05/10/2013 07:29 EDT | Updated 07/10/2013 05:12 EDT

TMX Group sees sharp drop in listings, trade volumes due to market uncertainty

TORONTO - A drop in new listings, financings and trade volumes hurt the operator of Canada's largest stock exchange in the first quarter.

And Thomas Kloet, chief executive officer of TMX Group Limited (TSX:X), says market uncertainty is expected to continue in the near term.

"We are continuing to carefully manage our costs," Kloet said Friday during a conference call to discuss the company's earnings.

"Our company has deep experience in managing effectively through economic ups and downs. So I am confident that we will successfully move through the external challenges we face today."

There were only 40 new listings on the TSX and TSX Venture Exchange in the quarter, compared with 86 in the same period last year. Total equity capital raised was down 42 per cent from a year ago.

The resources sector saw the largest drop in new listings and financings. The number of new listings in the mining sector went down 59 per cent from a year ago, while the number of new oil and gas listings dropped 50 per cent.

Equity capital raised in the mining sector fell 63 per cent from the same 2012 period, while oil and gas financings dropped 76 per cent.

Kloet said the real estate and technology sectors showed some strength.

Total volumes on the Toronto Stock Exchange, the TSX Venture Exchange, Alpha and TMX Select were down 22 per cent from the same year-earlier period. Those declines were slightly offset by the Montreal Exchange, which saw its volume increase by one per cent.

TMXGroup said reported first-quarter net profit of $37.8 million, or 70 cents per share. Revenues were $172.2 million for the three months ended March 31.

In the same 2012 period, the TMX reported a net loss of $4.4 million, but the results were not comparable because of a change in ownership late last year and the consolidation of various platforms.

The TMX Group was acquired by some of Canada's largest banks, pension funds and other financial services as members of what was known as the Maple Group.
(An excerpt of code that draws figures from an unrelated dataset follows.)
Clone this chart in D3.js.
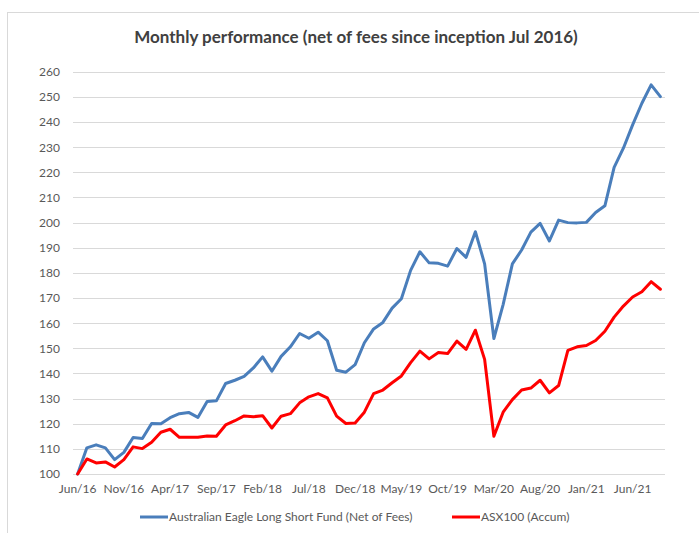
<!DOCTYPE html>
<html><head><meta charset="utf-8">
<script src="https://cdn.jsdelivr.net/npm/d3@7"></script>
<style>body{margin:0;background:#fff}svg{display:block}</style>
</head><body>
<svg id="c" width="699" height="533"></svg>
<script>
const months = ["Jun/16","Jul/16","Aug/16","Sep/16","Oct/16","Nov/16","Dec/16","Jan/17","Feb/17","Mar/17","Apr/17","May/17","Jun/17","Jul/17","Aug/17","Sep/17","Oct/17","Nov/17","Dec/17","Jan/18","Feb/18","Mar/18","Apr/18","May/18","Jun/18","Jul/18","Aug/18","Sep/18","Oct/18","Nov/18","Dec/18","Jan/19","Feb/19","Mar/19","Apr/19","May/19","Jun/19","Jul/19","Aug/19","Sep/19","Oct/19","Nov/19","Dec/19","Jan/20","Feb/20","Mar/20","Apr/20","May/20","Jun/20","Jul/20","Aug/20","Sep/20","Oct/20","Nov/20","Dec/20","Jan/21","Feb/21","Mar/21","Apr/21","May/21","Jun/21","Jul/21","Aug/21","Sep/21"];
const fundValues = [100,110.4,111.6,110.4,105.7,108.6,114.5,114.1,120.1,120,122.4,124,124.5,122.5,128.8,129.1,136,137.3,138.8,142.2,146.6,140.9,146.8,150.6,155.9,154,156.4,153,141.3,140.5,143.5,152.2,157.7,160.3,166,169.7,181,188.4,184,183.8,182.7,189.7,186.2,196.4,183.6,153.9,167.4,183.6,189.1,196.2,199.7,192.7,201,200,199.9,200.1,204,206.7,222,229.6,238.9,247.5,254.8,250.1];
const asxValues = [100,106,104.4,104.8,102.8,105.7,110.8,110.1,112.6,116.6,117.8,114.6,114.6,114.6,115.1,115,119.5,121.2,123.1,122.8,123.2,118.3,123,124,128.3,130.7,132,130.3,123,120.1,120.3,124.6,132,133.4,136.3,139,144.3,148.9,145.8,148.3,147.9,152.9,149.6,157.2,145.6,115,124.6,129.6,133.4,134.2,137.3,132.3,135.2,149.2,150.6,151.1,153.1,156.8,162.4,166.8,170.4,172.5,176.5,173.5];
const yTicks = [100,110,120,130,140,150,160,170,180,190,200,210,220,230,240,250,260];
const seriesNames = ["Australian Eagle Long Short Fund (Net of Fees)","ASX100 (Accum)"];
const seriesColors = ["#4a7ebb","#ff0000"];

const svg = d3.select("#c");
const font = "Lato, 'Liberation Sans', Arial, sans-serif";
// chart border
svg.append("rect").attr("x",7.5).attr("y",12.5).attr("width",720).attr("height",540)
  .attr("fill","none").attr("stroke","#d9d9d9").attr("stroke-width",1);

const x = d3.scaleBand().domain(months).range([73,665]);
const y = d3.scaleLinear().domain([100,260]).range([474,71.8]);

// gridlines
svg.append("g").selectAll("line").data(yTicks).join("line")
  .attr("x1",73).attr("x2",665).attr("y1",d=>Math.round(y(d))+0.5).attr("y2",d=>Math.round(y(d))+0.5)
  .attr("stroke","#d9d9d9").attr("stroke-width",1);

// y axis labels
const yAxis = d3.axisLeft(y).tickValues(yTicks).tickSize(0).tickPadding(0);
const gy = svg.append("g").attr("transform","translate(60,0)").call(yAxis);
gy.select(".domain").remove();
gy.selectAll("text").attr("font-family",font).attr("font-size",12).attr("fill","#595959");

// x axis labels
const xAxis = d3.axisBottom(x).tickValues(months.filter((m,i)=>i%5===0)).tickSize(0).tickPadding(0);
const gx = svg.append("g").attr("transform","translate(0,484)").call(xAxis);
gx.select(".domain").remove();
gx.selectAll("text").attr("font-family",font).attr("font-size",12).attr("fill","#595959");

// lines
const line = d3.line().x((d,i)=>x(months[i])+x.bandwidth()/2).y(d=>y(d));
[fundValues, asxValues].forEach((vals,k)=>{
  svg.append("path").datum(vals).attr("d",line).attr("fill","none")
    .attr("stroke",seriesColors[k]).attr("stroke-width",3).attr("stroke-linejoin","round").attr("stroke-linecap","round");
});

// title
svg.append("text").attr("x",356).attr("y",43).attr("text-anchor","middle")
  .attr("font-family",font).attr("font-weight","bold").attr("font-size",17).attr("fill","#404040")
  .text("Monthly performance (net of fees since inception Jul 2016)");

// legend
const legX = [140,452];
seriesNames.forEach((n,k)=>{
  const g = svg.append("g").attr("transform",`translate(${legX[k]},517)`);
  g.append("line").attr("x1",0).attr("x2",28).attr("y1",0).attr("y2",0).attr("stroke",seriesColors[k]).attr("stroke-width",3);
  g.append("text").attr("x",29).attr("y",4).attr("font-family",font).attr("font-size",12).attr("fill","#595959").text(n);
});
</script>
</body></html>
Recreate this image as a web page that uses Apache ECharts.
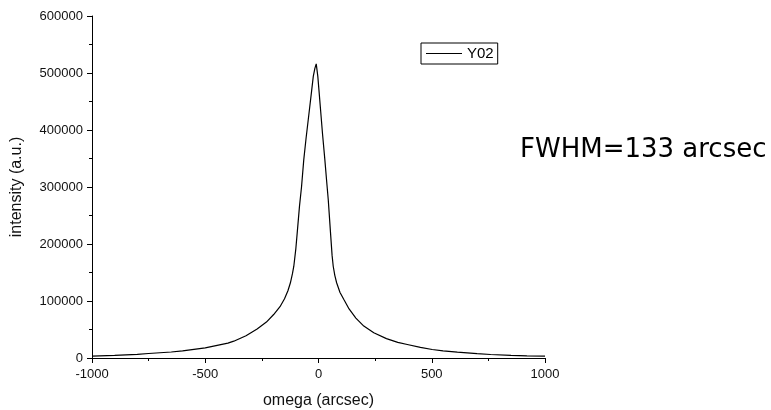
<!DOCTYPE html>
<html>
<head>
<meta charset="utf-8">
<script src="https://cdn.jsdelivr.net/npm/echarts@6/dist/echarts.min.js"></script>
<style>
  html, body { margin: 0; padding: 0; background: #fff; }
  #main { width: 771px; height: 410px; }
</style>
</head>
<body>
<div id="main"></div>
<script>
// rocking curve
var omega = [-1000, -900, -800, -750, -650, -600, -500, -400, -374, -320, -271, -230, -198, -170, -150, -135, -124, -115, -109, -100, -94, -84, -75, -65, -55, -40, -30, -23, -16, -10, -3, 2, 9, 18, 28, 36, 43, 53, 60, 65, 72, 80, 95, 112, 135, 165, 200, 244, 300, 350, 392, 450, 502, 550, 613, 700, 760, 850, 920, 1000];
var intensity = [3200, 4600, 6500, 7900, 10500, 12500, 17900, 26000, 29500, 39000, 51000, 63000, 76300, 90000, 104000, 118000, 132000, 148000, 161000, 192000, 219600, 266000, 300000, 348000, 385000, 436000, 470000, 494000, 508000, 516000, 494000, 470000, 436000, 392000, 348000, 310000, 278000, 220000, 180000, 161000, 145000, 132000, 115000, 102600, 86000, 70000, 56000, 44200, 34000, 27500, 23700, 18500, 14900, 12500, 10200, 7600, 6100, 4700, 3900, 3200];
var seriesName = 'Y02';
var xName = 'omega (arcsec)';
var yName = 'intensity (a.u.)';
var note = 'FWHM=133 arcsec';

var points = omega.map(function (x, i) { return [x, intensity[i]]; });

var axisCommon = {
  axisLine: { show: true, onZero: false, lineStyle: { color: '#000', width: 1 } },
  axisTick: { show: true, inside: false, length: 5, lineStyle: { color: '#000' } },
  minorTick: { show: true, splitNumber: 2, length: 3, lineStyle: { color: '#000' } },
  splitLine: { show: false },
  axisLabel: {
    color: '#111', fontSize: 13, fontFamily: 'Liberation Sans',
    formatter: function (v) { return String(v); }
  },
  nameLocation: 'middle',
  nameTextStyle: { color: '#111', fontSize: 16, fontFamily: 'Liberation Sans' }
};

var chart = echarts.init(document.getElementById('main'));
chart.setOption({
  animation: false,
  backgroundColor: '#fff',
  grid: { left: 92, right: 226, top: 16, bottom: 52, containLabel: false, outerBoundsMode: 'none' },
  xAxis: Object.assign({}, axisCommon, {
    type: 'value', min: -1000, max: 1000, interval: 500,
    name: xName, nameGap: 35,
    axisLabel: Object.assign({}, axisCommon.axisLabel, { margin: 10 })
  }),
  yAxis: Object.assign({}, axisCommon, {
    type: 'value', min: 0, max: 600000, interval: 100000,
    name: yName, nameGap: 67,
    axisLabel: Object.assign({}, axisCommon.axisLabel, { margin: 9 })
  }),
  legend: {
    left: 421, top: 43,
    padding: [3, 4, 3, 5],
    borderColor: '#000', borderWidth: 1, borderRadius: 0,
    icon: 'rect', itemWidth: 36, itemHeight: 1, itemGap: 4,
    textStyle: { color: '#000', fontSize: 15, fontFamily: 'Liberation Sans' },
    data: [seriesName]
  },
  graphic: [{
    type: 'text', left: 520, top: 137,
    style: { text: note, fill: '#000', fontSize: 26, fontFamily: 'DejaVu Sans' }
  }],
  series: [{
    name: seriesName, type: 'line', data: points,
    symbol: 'none', smooth: false,
    lineStyle: { color: '#000', width: 1.2 },
    itemStyle: { color: '#000' }
  }]
});
</script>
</body>
</html>
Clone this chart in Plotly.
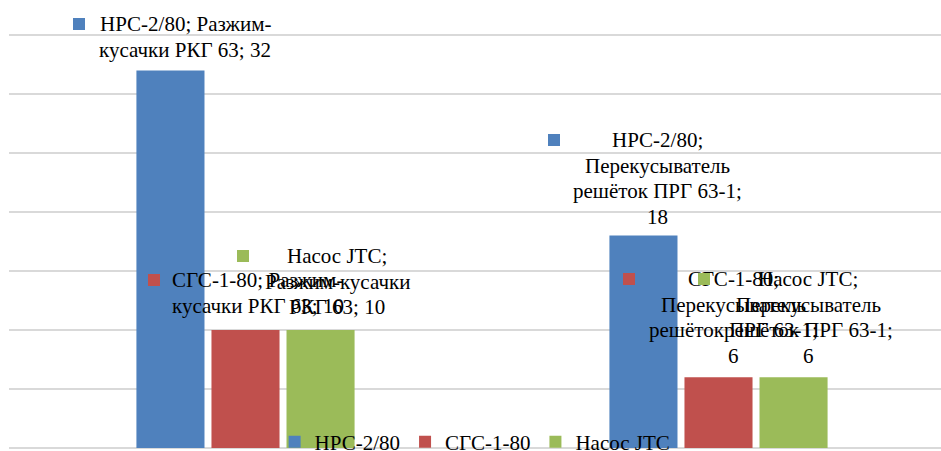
import plotly.graph_objects as go

# ---------------- data ----------------
categories = ["Разжим-кусачки РКГ 63", "Перекусыватель решёток ПРГ 63-1"]
series_names = ["НРС-2/80", "СГС-1-80", "Насос JTC"]
nrs_values = [32, 18]
sgs_values = [10, 6]
jtc_values = [10, 6]
series_values = [nrs_values, sgs_values, jtc_values]
colors = ["#4F81BD", "#C0504D", "#9BBB59"]

FONT = "Liberation Serif, Times New Roman, serif"
FS = 21

BARGAP = 0.524
BARGROUPGAP = 0.093
slot = (1 - BARGAP) / 3.0


def label_lines(si, ci):
    s = series_names[si]
    v = series_values[si][ci]
    if ci == 0:
        if si == 2:
            return [f"{s};", "Разжим-кусачки", f"РКГ 63; {v}"]
        return [f"{s}; Разжим-", f"кусачки РКГ 63; {v}"]
    return [f"{s};", "Перекусыватель", "решёток ПРГ 63-1;", f"{v}"]


# label styling: (text x shift px, first-line lift above bar top px, key x shift px)
label_style = {
    (0, 0): (15, 46, -91.5),
    (1, 0): (12, 50, -91.5),
    (2, 0): (16.5, 74, -78),
    (0, 1): (14, 95.5, -89.5),
    (1, 1): (14.5, 98, -89.5),
    (2, 1): (14.5, 98, -89.5),
}
LINE_STEP = 25.5

fig = go.Figure()
for si, name in enumerate(series_names):
    fig.add_trace(go.Bar(
        x=categories,
        y=series_values[si],
        name=name,
        marker=dict(color=colors[si], line=dict(width=0)),
    ))

annotations = []
for si in range(3):
    for ci in range(2):
        xd = ci + (si - 1) * slot
        yd = series_values[si][ci]
        dx, lift, kx = label_style[(si, ci)]
        for li, line in enumerate(label_lines(si, ci)):
            annotations.append(dict(
                x=xd, y=yd, xref="x", yref="y",
                text=line, showarrow=False,
                xanchor="center", yanchor="middle",
                xshift=dx, yshift=lift - li * LINE_STEP,
                font=dict(family=FONT, size=FS, color="#000000"),
            ))
        # legend key square of the data label
        annotations.append(dict(
            x=xd, y=yd, xref="x", yref="y",
            text=" ", showarrow=False, width=12, height=12,
            bgcolor=colors[si], borderpad=0, borderwidth=0,
            xanchor="center", yanchor="middle",
            xshift=kx, yshift=lift,
            font=dict(family=FONT, size=8),
        ))

YMAX = 35 + 2 / 11.8

fig.update_layout(
    width=941, height=451,
    margin=dict(l=9, r=0, t=33, b=3, autoexpand=False),
    paper_bgcolor="white", plot_bgcolor="white",
    barmode="group", bargap=BARGAP, bargroupgap=BARGROUPGAP,
    font=dict(family=FONT, size=FS, color="#000000"),
    showlegend=True,
    legend=dict(
        orientation="h", x=0.285, xanchor="left", y=0.0145, yanchor="middle",
        bgcolor="rgba(0,0,0,0)", font=dict(family=FONT, size=FS, color="#000000"),
    ),
    annotations=annotations,
)
fig.update_xaxes(
    type="category", range=[-0.5, -0.5 + 932 / 473.0],
    showticklabels=False, showgrid=False, zeroline=False, showline=False, ticks="",
)
fig.update_yaxes(
    range=[0, YMAX], tick0=0, dtick=5, showticklabels=False,
    showgrid=True, gridcolor="#d9d9d9", gridwidth=1.5,
    zeroline=True, zerolinecolor="#d9d9d9", zerolinewidth=1.5,
    showline=False, ticks="",
)

fig.write_html(
    "out.html",
    config={"displayModeBar": False},
    post_script="document.body.style.margin='0';document.body.style.overflow='hidden';",
)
Adjusted diluted earnings per share were 78 cents in the latest period, excluding three cents per share of Maple transaction and integration costs, 16 cents per share of amortization of intangible assets related to acquisitions and 11 cents per share related to reduction in income tax expense due to recognition of deferred income tax asset, the company said.

Kloet said significant progress had been made in the quarter to expand the group's product portfolio and broaden its customer base.

He said the integration of the Canadian Depository for Securities and Alpha Trading Systems continued to be an important focus. The company also recently concluded its acquisition of Equity Financial's transfer agency and corporate trust services business.